Pumpkin Patch provided no guidance for the 2015 financial year but indicated the first seven weeks of trading in the new year were ahead of the previous corresponding period (pcp).
The children's clothing company's profits slumped in the year ended July.
The profit after tax and before reorganisation costs was down 85% to $1.23 million from $8.52 million in the pcp.
Reorganisation costs in the 2014 year were $11.4 million, well up on the $3.5 million in the pcp.
The reported profit of $5.1 million last year turned into a $10.2 million loss in 2014 once the reorganisation costs were included.
Forsyth Barr broker Haley Van Leeuwen said the $1.2 million was at the lower end of recent guidance and below her forecast of $1.5 million.
''The result is significantly below last year, driven by a tough retail backdrop, unfavourable currency movements and inventory management and supply disruptions.''
Significant reorganisation costs - driven by a writedown of inventory, store assets and IT software - meant Pumpkin Patch reported a loss.
Debt levels remained high and inventory levels were ahead of last year, given a focus on starting the new season without any inventory disruptions.
New Zealand: Earnings before interest and tax of $8.4 million in the period was down on the $9.2 million in the previous year.
The fall was underpinned by increased discounting which weighed on sales.

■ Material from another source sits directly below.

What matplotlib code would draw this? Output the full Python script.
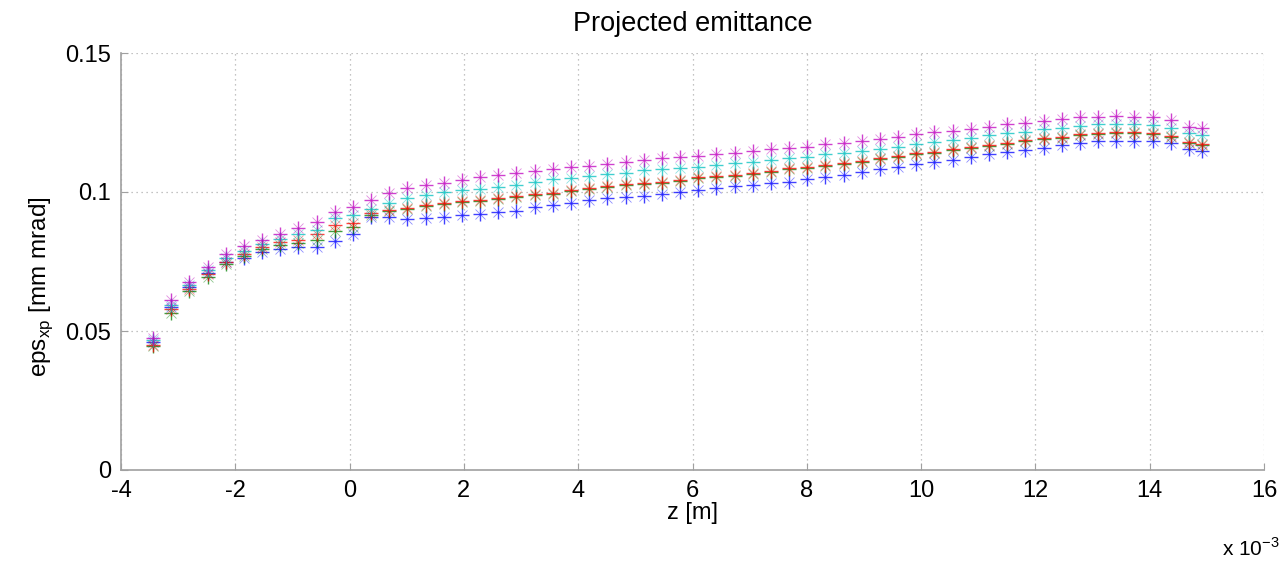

Given the shift in mix of sales towards online, and favourable movements in import exchange rates, margins were ahead of the pcp, Mrs Van Leeuwen said.
Australia: Pumpkin Patch reported a significant profit fall in Australia underpinned by increased discounting in response to industry conditions, currency exchange rate difficulties and a shift in the sales mix from the higher-margin online channel.
International: Sales growth of 6% was driven by its lower margin Charlie & Me brand, she said.
Earnings were down 7% on the pcp, reflecting the shift in sales towards Charlie & Me and higher average export exchange rates.
Mrs Van Leeuwen said central support costs were in line with last year. Unfavourable foreign exchange movements offset significant cost savings from head office restructuring.
As expected, the company did not pay a dividend in 2014, given its focus on reducing debt.
Dividend reinstatement was dependent on the timing of how quickly Pumpkin Patch could translate improved procurement stock flow into a reduction in bank debt.
''The commentary indicates trading conditions remain challenging, particularly in Australia. Pumpkin Patch is undergoing a strategic review of its business, although the time frame of when full benefits will be seen has been pushed our further to 2016,'' she said.